Walcott's appointment comes on the heels of a bruising three months for Cathie Black, whose appointment was greeted with howls of disapproval from parents, educators and politicians. Black's approval rating was a dismal 17 percent in a poll released earlier this week.

The reception for Walcott, on the other hand, was warmer, earning the tentative approval of education experts including Leonie Haimson, executive director of Class Size Matters.

"Cathie Black did not know what she was getting into. She was thrown into a situation beyond her control," Haimson said.

Dennis Walcott, on the other hand, "certainly knows what he's getting into.... [He is] prepared for the job of dealing with the politics and parent dissatisfaction with the direction of our public schools. Whether his particular skills will be able to improve the situation is still uncertain to me," Haimson said.
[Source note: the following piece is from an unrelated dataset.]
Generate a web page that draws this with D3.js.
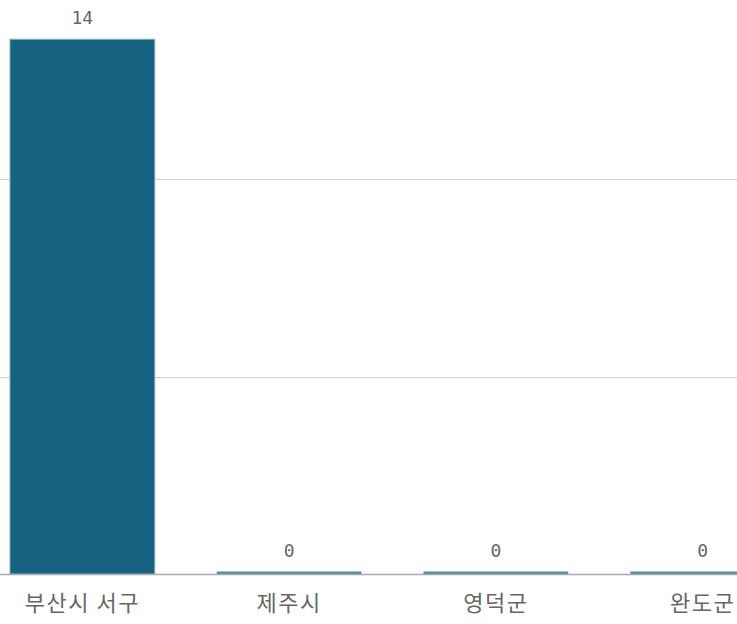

But Haimson cautioned that she doesn't know whether the DOE will make the fundamental changes she believes are necessary to reduce class size and listen to parent feedback.

"Without taking a substantially different direction, [the DOE] will not be able to regain the trust and confidence of parents," she said.

Public Advocate Bill De Blasio said he has "known Dennis Walcott for many years, and he has a history of being open and accessible to the stakeholders in our education system. As a public school parent and as a public servant, I will work with him and challenge him to right these wrongs."

United Federation of Teachers President Michael Mulgrew, who was openly opposed to Cathie Black's appointment, sounded optimistic about Walcott's selection.

Mulgrew said he and Walcott had worked together for many years and had been able to accomplish things in the past, but cautioned that no matter who the chancellor is, he's looking for change from the Education Department.

"It doesn't matter who the schools chancellor is today, yesterday, next week, next month, who knows anymore. The important thing here is to focus on what we can do to support schools and teachers so children can be successful and schools can be successful," Mulgrew said.

He declined to rate Cathie Black's performance, saying it wouldn't be fair considering "she wasn't in the class for the semester."

"It's been a lot of rhetoric and noise out there and it's been more political than educational," he said. "What I can say is I wish her well."